Today the candidate-selection process is done with less transparency. Electoral investors and celebrities with impressive name recall cut deals. A slate of bankable candidates emerges. Voters are made to choose from a pre-selected list nonetheless, and this time it is a list that panders to the fans rather than to some appreciation of the leadership needs of the nation.

In this current method for candidate-selection, the distinction between the contending factions is reduced to the lowest common denominator: an eternal struggle between “administration” and “opposition.” In between elections, the outsiders try every means to cause the failure of each administration in place, tar and feather the leadership, rabble-rouse every waking hour, and cultivate public cynicism of government.

The system encourages failure of governance and a poisoned political atmosphere. It has likewise encouraged a bifurcation of our electoral politics where party affiliation means nothing.

AT THE local level, electoral contestation remains largely in the traditional, “bi-factional” dynamic described four decades ago by the political scientist Carl Lande.

Greater control over the internal revenue allocation (IRA) brought on by the process of devolution strengthened the position of incumbents. Despite the term limits imposed by the 1987 Constitution (another case of unintended consequence), the local political elites have managed to entrench themselves even more by simply fielding relatives to the same post when term limits come up.

Because the Chief Executive can cause the immediate release of internal revenue allocations or delay the same (or distribute infrastructure investments to supportive localities), the local elected officials more blatantly switch parties after each presidential election. This produces highly personalized allegiances that further undermine the development of the party system.

This is further underscored by the fact that as the economy shifts from rural to urban, the bulk of electoral financing goes to the presidential candidate who, in turn, supports the campaign expenses of loyalists among the local candidates. This explains why all the so-called political parties now accredited are shells of previous presidential candidacies.

The decline of the plantation-based economic sectors have made local politicians more dependent on the IRA (more precisely, on leakages from that) or on illicit sources of undocumented money willing to invest in candidates in exchange for political protection. This produces a vicious cycle of corruption and criminality that is unhealthy for our democracy.

National elective office, meanwhile, has become too expensive to aspire for. Spending for senatorial candidacies has, in the previous elections, run into several hundred million pesos. Because of the dependence of local candidates on the presidential aspirant for electoral funding, P3 billion is now considered the minimum war chest required for any presidential run.

The prohibitive cost of aspiring for national elective office has caused its own distortions on our practice of electoral democracy. It has put a premium on name recall. There is a clear economic reason for this: the higher a candidate’s name recall at the starting line, the less money per vote needs to be invested introducing the candidate to the voting public.

The consequence is glaring.

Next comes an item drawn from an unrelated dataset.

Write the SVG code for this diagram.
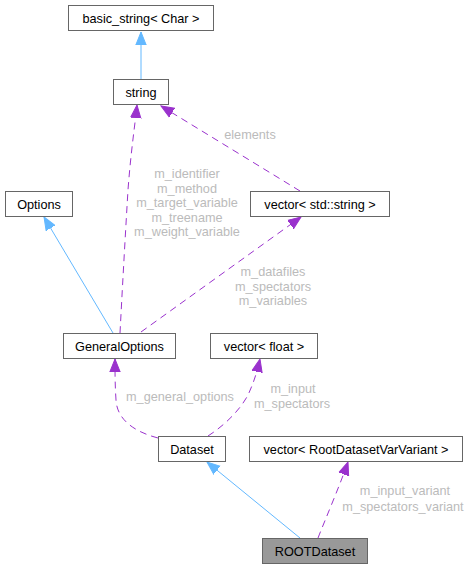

People who have developed some policy expertise by managing agencies or by serving at some local elective post are also likely to have been damaged by the destructive politicking fostered by the system of non-party politics we have. They have managed to draw adverse constituencies that will stand in the way of winning elections.

Because of this, electoral investors have preferred financing the candidacies of celebrities with high name recall from other areas of activity — especially in the highly visible worlds of movies, the broadcast industry, and sports. Recruits from these other fields of activity have the built-in advantage of high name-recognition and no adverse constituencies to worry about. They also have little governance skills and little grasp of the policy issues.

CHURCHILL ONCE said that democracy is government by amateurs. We have carried that principle to the extreme in the last few elections, populating our elective posts with people who are as popular as they are incompetent. The trend has made our policy-making process more vulnerable to populism and less amenable to tough policy choices.

Since 1987, we have progressively depreciated democratic practice in the Philippines. At this point, there are enough vested interests in that continued depreciation that it will be difficult to change course.

The only way to alter the political economy of Philippine elections is to dramatically alter the method by which we elect out leaders — possibly by taking costly and corruption-engendering national elections out of play through a shift to the parliamentary form. But the conservatives have stood in the way of renovating our constitutional order.

The forthcoming elections of 2007 will see the worsening of the most undesirable characteristics of our practice of electoral democracy.

That worsening will be due to the increasing scarcity of private sources of electoral financing. Economic liberalization has encouraged best practices in business and a much-diminished dependence on political brokerage for enterprises to succeed. The increasing concentration of our economy in the formal corporate sectors that require the predictabilities of the rule of law over the uncertainties of political patronage dramatically lessens the incentive to “invest” in candidates.

Depoliticization of the economy is good for us in the long run. But it dramatically reduces the importance of financing candidacies. For as long as elections continue in the normal, costly mold we have been used to, driven by celebrity-power rather than by real policy debate, the political party system will continue to be non-existent. The reliability of solid party adherence to a program of government will continue to be absent.

The incumbents, both at the local and national levels, will continue to enjoy an advantage because of their access to state resources. That, in turn, will encourage leakages in public funds and highly politicized spending.

And our elections will continue to be the circuses they have become.

Alex R. Magno teaches political science at the University of the Philippines and writes a regular column for the daily Philippine Star.